Of course, the prospect of her daughter moving away had terrified Ryan. But with Narcisa’s help—and an open-ended train ticket—Lanie’s mother came to see the change as good and necessary...for the both of them. Still, separation anxiety was an ongoing challenge.
Lanie put a hand up to her face to shield her eyes from the sun’s glare as she came out of the terminal doors. She struggled keeping her cart on track as she peered around for the faces she’d recognize.
“Lanie!” Bea bounded up to her and gave her a hug.
After a year and a half of Lanie and Ridley going back and forth once a month, Lanie was grateful she and Bea had managed to get closer too. It helped that Ridley had brought his daughter for that long summer visit he’d promised and allowed Lanie to show Bea all the cool New York places that only she knew about.
“You have a lot of stuff,” Bea remarked.
“I lived in New York a long time.”
Bea tried to take over but slipped side to side trying to control the unwieldy luggage cart. In the end, they pushed it together.
When he saw them coming, Ridley flagged them down and hopped out of the car at the curb. “Sorry, I couldn’t leave the car or they would have towed us.” He ran up to Lanie and pulled her into a hug.
It felt like months since they’d seen each other last. It had only been a couple of weeks.
“You’re here,” he whispered into her hair. “Finally.”
“I am.” She turned her face up to receive a light kiss.
“We’ve only managed to unpack the bedrooms without you,” he said as their lips parted.
“That’s okay.”
“You could have left me in the car, Dad. I can drive now,” Bea groused as she stepped off the curb to open the trunk.
“Oh, honey, I wish.” Ridley shook his head, then adjusted his glasses. “But you don’t have a California license yet.”
“Neither do you.”
“Mine’s in the mail, where’s yours?” Ridley told his daughter, though his eyes never left Lanie, as if memorizing her face, holding her tightly to him.
“Can we get my stuff in the car please, people?” Lanie laughed easily but she was actually quite tired. It had been a long week of packing her life up to ship across country and then a long flight to get herself there too.
“You ready?” Ridley whispered into Lanie’s ear, before planting another kiss on her temple and the car keys in her hand.
She nodded. “My dress is in my carry-on.”
“It can fit in your carry-on?”
“It’s just a little jersey-knit, sequined thing.” She shrugged. “But it’s white, which was all I cared about, in case they lost my luggage.”
“Now, you’re sure about this? San Francisco City Hall is pretty but it’s also pretty no-frills.
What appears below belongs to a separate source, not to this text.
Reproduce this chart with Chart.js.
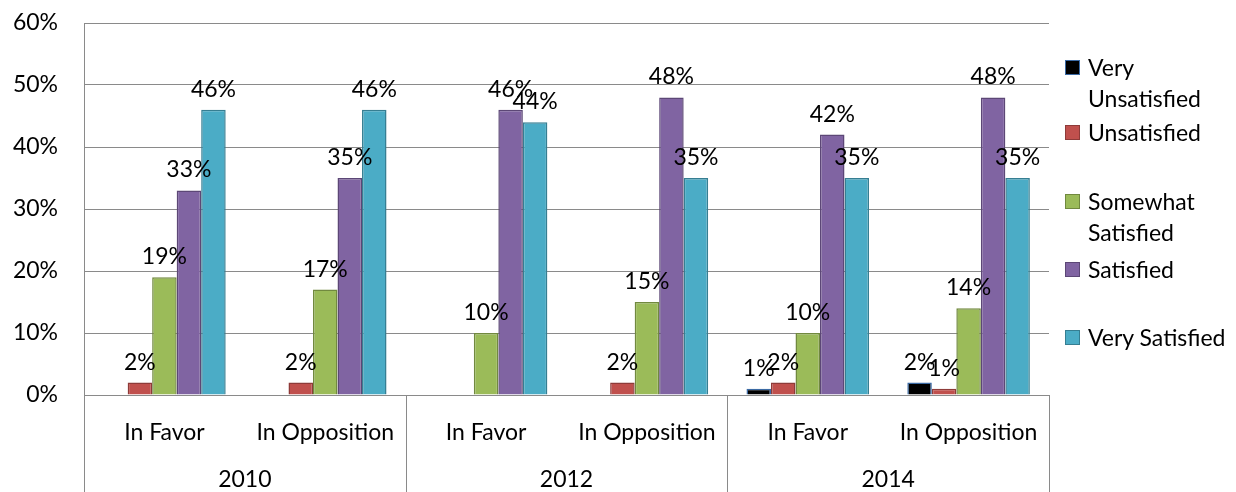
<!DOCTYPE html>
<html>
<head>
<meta charset="utf-8">
<script src="https://cdn.jsdelivr.net/npm/chart.js@4/dist/chart.umd.min.js"></script>
<style>
    body { margin: 0; background: #fff; font-family: Lato, sans-serif; }
    .wrap { position: relative; width: 1236px; height: 492px; }
    .legend { position: absolute; left: 1065px; top: 0; font-size: 23px; line-height: 31px; color: #000; }
    .legend-item { position: absolute; left: 0; white-space: nowrap; }
    .legend-box { position: absolute; left: 0; top: 8px; width: 13px; height: 13px; border: 1.5px solid; }
    .legend-text { margin-left: 23px; }
</style>
</head>
<body>
<div class="wrap">
    <canvas id="chart"></canvas>
    <div class="legend" id="legend"></div>
</div>
<script>
// Data
const SUBGROUPS = ['In Favor', 'In Opposition', 'In Favor', 'In Opposition', 'In Favor', 'In Opposition'];
const YEARS = ['2010', '2012', '2014'];
const SERIES = ['Very Unsatisfied', 'Unsatisfied', 'Somewhat Satisfied', 'Satisfied', 'Very Satisfied'];

const VERY_UNSATISFIED = [0, 0, 0, 0, 1, 2];
const UNSATISFIED = [2, 2, 0, 2, 2, 1];
const SOMEWHAT_SATISFIED = [19, 17, 10, 15, 10, 14];
const SATISFIED = [33, 35, 46, 48, 42, 48];
const VERY_SATISFIED = [46, 46, 44, 35, 35, 35];

const Y_TICKS = [0, 10, 20, 30, 40, 50, 60];

// Styles
const FILLS = ['#000000', '#C0504D', '#9BBB59', '#8064A2', '#4BACC6'];
const BORDERS = ['#3B6AA4', '#8E3B39', '#71893F', '#5C4776', '#367E92'];
const LEGEND_LINES = [['Very', 'Unsatisfied'], ['Unsatisfied'], ['Somewhat', 'Satisfied'], ['Satisfied'], ['Very Satisfied']];
const LEGEND_TOPS = [52, 117, 186, 254, 322];
const GRID = '#8a8a8a';
const FONT = { family: 'Lato, sans-serif', size: 23 };

const values = [VERY_UNSATISFIED, UNSATISFIED, SOMEWHAT_SATISFIED, SATISFIED, VERY_SATISFIED];

// value labels above each bar
const barLabels = {
    id: 'barLabels',
    afterDatasetsDraw(chart) {
        const ctx = chart.ctx;
        ctx.save();
        ctx.font = '23px Lato, sans-serif';
        ctx.fillStyle = '#000';
        ctx.textAlign = 'center';
        ctx.textBaseline = 'alphabetic';
        chart.data.datasets.forEach((ds, i) => {
            chart.getDatasetMeta(i).data.forEach((bar, j) => {
                const v = ds.data[j];
                if (!v) return;
                ctx.fillText(v + '%', bar.x, bar.y - 13);
            });
        });
        ctx.restore();
    }
};

// year row and group separators under the axis
const yearRow = {
    id: 'yearRow',
    afterDraw(chart) {
        const ctx = chart.ctx;
        const area = chart.chartArea;
        const step = (area.right - area.left) / YEARS.length;
        ctx.save();
        ctx.strokeStyle = GRID;
        ctx.lineWidth = 1;
        for (let g = 0; g <= YEARS.length; g++) {
            const x = Math.round(area.left + g * step) + 0.5;
            ctx.beginPath();
            ctx.moveTo(x, area.bottom);
            ctx.lineTo(x, chart.height);
            ctx.stroke();
        }
        ctx.font = '23px Lato, sans-serif';
        ctx.fillStyle = '#000';
        ctx.textAlign = 'center';
        ctx.textBaseline = 'middle';
        YEARS.forEach((y, g) => ctx.fillText(y, area.left + (g + 0.5) * step, 480));
        ctx.restore();
    }
};

new Chart(document.getElementById('chart'), {
    type: 'bar',
    data: {
        labels: SUBGROUPS,
        datasets: SERIES.map((name, i) => ({
            label: name,
            data: values[i],
            backgroundColor: FILLS[i],
            borderColor: BORDERS[i],
            borderWidth: 1.5,
            categoryPercentage: 0.762,
            barPercentage: 1,
        }))
    },
    options: {
        responsive: true,
        maintainAspectRatio: false,
        animation: false,
        layout: { padding: { top: 23, right: 187, left: 0, bottom: 0 } },
        plugins: { legend: { display: false }, tooltip: { enabled: false } },
        scales: {
            x: {
                grid: { display: false },
                border: { display: true, color: GRID },
                ticks: { font: FONT, color: '#000', padding: 16, maxRotation: 0 },
                afterFit(scale) {
                    scale.height = 97;
                    scale.paddingLeft = 0;
                    scale.paddingRight = 0;
                },
            },
            y: {
                min: 0,
                max: 60,
                afterBuildTicks(scale) { scale.ticks = Y_TICKS.map(v => ({ value: v })); },
                grid: { color: GRID, drawTicks: false },
                border: { display: true, color: GRID },
                ticks: { font: FONT, color: '#000', padding: 26, callback: v => v + '%' },
                afterFit(scale) {
                    scale.width = 84;
                    scale.paddingTop = 0;
                    scale.paddingBottom = 0;
                },
            }
        }
    },
    plugins: [barLabels, yearRow]
});

// legend
document.getElementById('legend').innerHTML = SERIES.map((name, i) => `
    <div class="legend-item" style="top:${LEGEND_TOPS[i]}px">
        <span class="legend-box" style="background:${FILLS[i]};border-color:${BORDERS[i]}"></span>
        <div class="legend-text">${LEGEND_LINES[i].join('<br>')}</div>
    </div>
`).join('');
</script>
</body>
</html>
Most people need at least a little pomp. I don’t want you feeling cheated later.”
“I told you, I’ve already planned one wedding in my life. I’m good.”
He smiled. She’d gotten good at getting him to do that.
“And your mom?”
“Once I showed her that there was a train route that went all the way from Grand Central to Jack London Square Station in Oakland, she was much more willing. I put her on the train myself, she’ll be here on Thursday.”
“Your grandmother, Gem, Les?”
“Gran and Les are getting in the day after tomorrow. So, I hope we can get the guest bedrooms done by then too. But baby Tori’s got an ear infection. No one wants a cranky toddler on a plane for ten hours. So, Gem and Jonah send their love.”
“We could wait until they can make it?”
“Uh-uh, no, we can’t.”
Ridley barked a laugh.
“Hey! I can’t do this by myself!” Bea cried out, struggling with the lightest of the three oversized suitcases.
Lanie and Ridley broke apart hurriedly to help. As she watched her fiancé and his daughter bickering playfully, Lanie thought again that it was nice to be home and that perhaps she and Ridley were really done with their traveling. At least for a little while.
Although there were still all those frequent flier miles to redeem.